C’est à perdre foi en le théâtre. Quel intérêt un acteur tel que Denis Podalydès peut-il trouver dans un texte pareil ? Encore qu’il a peut-être la partie la moins inutile du spectacle : c’est sans doute, avec celui d’Emmanuelle Béart, le monologue le moins ennuyeux. Notons que ce sont aussi les deux les plus courts. Ils défendent comme ils peuvent leurs partitions : lui s’exprime en tant qu’auteur : il écrit pour tuer. Elle traitera de l’amour et de sa portée : elle aime deux hommes et elle ne le nie pas. Quant à Audrey Bonnet, qui a la lourde charge de commencer la pièce, c’est elle qui casse quelque chose : elle décide de quitter la structure, et elle explique, longuement, pourquoi. Elle crie beaucoup trop, si bien que ça en devient vite pénible. Stanislas Nordey enfin, que je découvrais, parle de son travail de metteur en scène, et on devine qu’il y a de l’homme derrière le personnage. Cependant, ses répétitions de « Jeunes gens, jeunes gens, enfants, jeunes gens » fatiguent. Et lorsqu’il répète pour la quatrième fois « J’arrête, je vais me coucher », on ne souhaite qu’une chose : qu’enfin, comme il l’annonce depuis 30 minutes, il s’arrête, et qu’il aille se coucher autour de ces autres corps étalés sur la scène, métaphore grossière du manque de pouvoir de la parole sur le monde : ils se sont vidés de leurs mots et se retrouvent vaincus.

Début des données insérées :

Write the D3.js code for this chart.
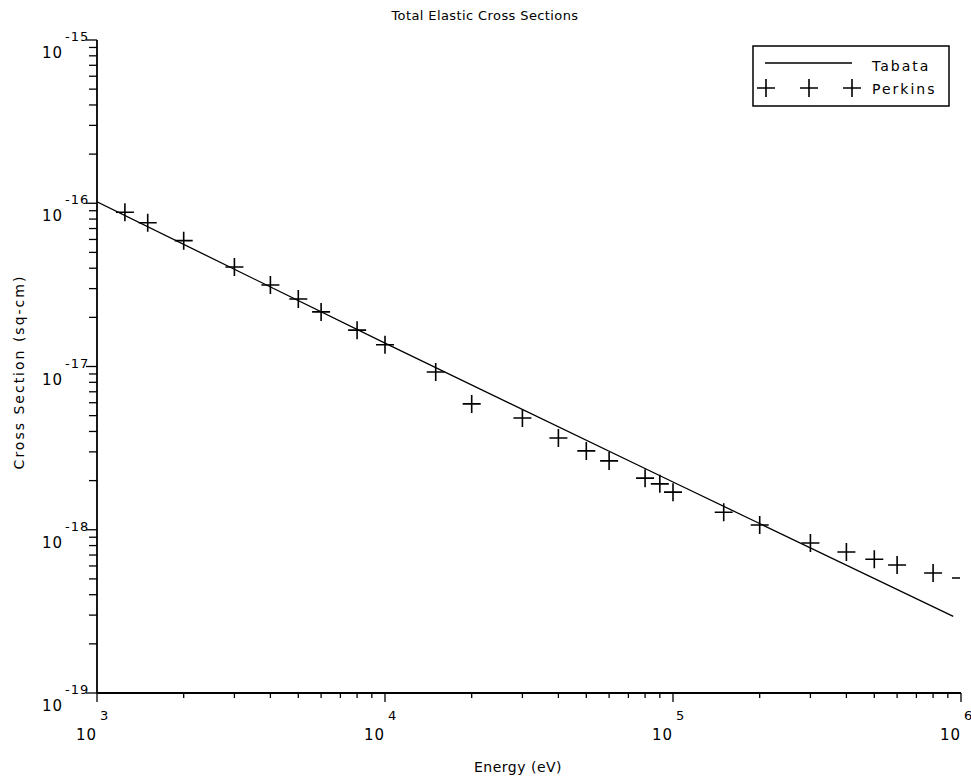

Sans doute y avait-il un message à faire passer, peut-être même des idées dans ce texte suffisant de Pascal Rambert, empreint des moeurs de notre temps : la culpabilité des nantis, l’idée d’un monde à renouveler, à reconstruire. Mais ce que cet auteur propose n’est pas du théâtre : depuis Eschyle, le dialogue est maître-mot. Chercher l’affrontement dans le monologue, s’essayer à un genre nouveau, ne pas faire « comme tout le monde »… et finalement ennuyer son spectateur, voilà toute la portée de ce spectacle. Et ne venez pas me dire que la critique est unanime : la salle, ce soir-là, était aussi froide que moi.

Monsieur Pascal Rambert, en publiant cette critique, je ne fais que suivre le conseil que vous répétez à plusieurs reprises durant le spectacle :  « Levez-vous, jeunes gens ». Me voilà.